__INSTRUCTIONS FOR THE TASK__
Beginning with the first line below, please repeat the material exactly, ending with the line that includes "anchor=base] (servname) at".
— start —
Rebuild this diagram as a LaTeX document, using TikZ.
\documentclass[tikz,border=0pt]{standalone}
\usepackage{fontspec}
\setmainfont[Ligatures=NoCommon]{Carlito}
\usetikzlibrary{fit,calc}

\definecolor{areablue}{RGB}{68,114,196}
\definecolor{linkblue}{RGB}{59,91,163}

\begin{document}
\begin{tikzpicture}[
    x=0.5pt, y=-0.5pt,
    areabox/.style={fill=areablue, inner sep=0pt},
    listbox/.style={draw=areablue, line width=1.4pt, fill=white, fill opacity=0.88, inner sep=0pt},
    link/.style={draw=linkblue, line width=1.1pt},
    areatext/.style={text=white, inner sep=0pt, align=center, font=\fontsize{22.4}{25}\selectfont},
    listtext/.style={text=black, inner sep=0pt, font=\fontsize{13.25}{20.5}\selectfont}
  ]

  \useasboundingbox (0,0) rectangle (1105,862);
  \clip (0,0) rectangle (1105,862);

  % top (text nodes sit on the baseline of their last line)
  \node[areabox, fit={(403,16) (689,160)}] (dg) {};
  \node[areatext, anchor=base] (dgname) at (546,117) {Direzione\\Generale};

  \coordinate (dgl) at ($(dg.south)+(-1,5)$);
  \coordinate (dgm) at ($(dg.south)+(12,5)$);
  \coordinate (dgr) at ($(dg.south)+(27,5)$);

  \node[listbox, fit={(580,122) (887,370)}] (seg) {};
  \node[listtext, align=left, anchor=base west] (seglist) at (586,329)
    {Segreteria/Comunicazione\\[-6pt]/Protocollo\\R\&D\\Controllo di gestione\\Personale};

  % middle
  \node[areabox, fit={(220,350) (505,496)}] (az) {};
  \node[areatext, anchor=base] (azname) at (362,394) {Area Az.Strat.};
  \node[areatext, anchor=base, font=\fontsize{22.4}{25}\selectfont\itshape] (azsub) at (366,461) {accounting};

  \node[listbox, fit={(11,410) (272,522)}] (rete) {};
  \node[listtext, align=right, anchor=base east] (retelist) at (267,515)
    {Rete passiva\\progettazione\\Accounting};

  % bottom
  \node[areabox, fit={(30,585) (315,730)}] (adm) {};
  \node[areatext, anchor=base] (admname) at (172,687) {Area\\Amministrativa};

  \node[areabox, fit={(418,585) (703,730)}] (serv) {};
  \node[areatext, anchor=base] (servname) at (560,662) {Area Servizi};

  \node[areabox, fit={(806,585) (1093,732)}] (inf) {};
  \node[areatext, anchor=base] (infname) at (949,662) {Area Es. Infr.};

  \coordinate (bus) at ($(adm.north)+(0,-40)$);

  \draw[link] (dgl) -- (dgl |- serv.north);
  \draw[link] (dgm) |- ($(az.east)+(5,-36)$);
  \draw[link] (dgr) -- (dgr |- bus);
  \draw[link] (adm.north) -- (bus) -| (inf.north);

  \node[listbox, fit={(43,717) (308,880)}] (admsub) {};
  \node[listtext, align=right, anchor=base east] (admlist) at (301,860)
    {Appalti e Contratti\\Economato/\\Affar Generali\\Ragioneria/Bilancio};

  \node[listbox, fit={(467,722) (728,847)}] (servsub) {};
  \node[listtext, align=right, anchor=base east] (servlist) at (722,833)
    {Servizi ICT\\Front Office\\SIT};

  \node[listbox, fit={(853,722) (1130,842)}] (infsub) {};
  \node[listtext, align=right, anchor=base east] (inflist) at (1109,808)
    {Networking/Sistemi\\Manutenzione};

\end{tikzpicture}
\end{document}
— end —
__EXPECTED ANSWER__
Rebuild this diagram as a LaTeX document, using TikZ.
\documentclass[tikz,border=0pt]{standalone}
\usepackage{fontspec}
\setmainfont[Ligatures=NoCommon]{Carlito}
\usetikzlibrary{fit,calc}

\definecolor{areablue}{RGB}{68,114,196}
\definecolor{linkblue}{RGB}{59,91,163}

\begin{document}
\begin{tikzpicture}[
    x=0.5pt, y=-0.5pt,
    areabox/.style={fill=areablue, inner sep=0pt},
    listbox/.style={draw=areablue, line width=1.4pt, fill=white, fill opacity=0.88, inner sep=0pt},
    link/.style={draw=linkblue, line width=1.1pt},
    areatext/.style={text=white, inner sep=0pt, align=center, font=\fontsize{22.4}{25}\selectfont},
    listtext/.style={text=black, inner sep=0pt, font=\fontsize{13.25}{20.5}\selectfont}
  ]

  \useasboundingbox (0,0) rectangle (1105,862);
  \clip (0,0) rectangle (1105,862);

  % top (text nodes sit on the baseline of their last line)
  \node[areabox, fit={(403,16) (689,160)}] (dg) {};
  \node[areatext, anchor=base] (dgname) at (546,117) {Direzione\\Generale};

  \coordinate (dgl) at ($(dg.south)+(-1,5)$);
  \coordinate (dgm) at ($(dg.south)+(12,5)$);
  \coordinate (dgr) at ($(dg.south)+(27,5)$);

  \node[listbox, fit={(580,122) (887,370)}] (seg) {};
  \node[listtext, align=left, anchor=base west] (seglist) at (586,329)
    {Segreteria/Comunicazione\\[-6pt]/Protocollo\\R\&D\\Controllo di gestione\\Personale};

  % middle
  \node[areabox, fit={(220,350) (505,496)}] (az) {};
  \node[areatext, anchor=base] (azname) at (362,394) {Area Az.Strat.};
  \node[areatext, anchor=base, font=\fontsize{22.4}{25}\selectfont\itshape] (azsub) at (366,461) {accounting};

  \node[listbox, fit={(11,410) (272,522)}] (rete) {};
  \node[listtext, align=right, anchor=base east] (retelist) at (267,515)
    {Rete passiva\\progettazione\\Accounting};

  % bottom
  \node[areabox, fit={(30,585) (315,730)}] (adm) {};
  \node[areatext, anchor=base] (admname) at (172,687) {Area\\Amministrativa};

  \node[areabox, fit={(418,585) (703,730)}] (serv) {};
  \node[areatext, anchor=base] (servname) at (560,662) {Area Servizi};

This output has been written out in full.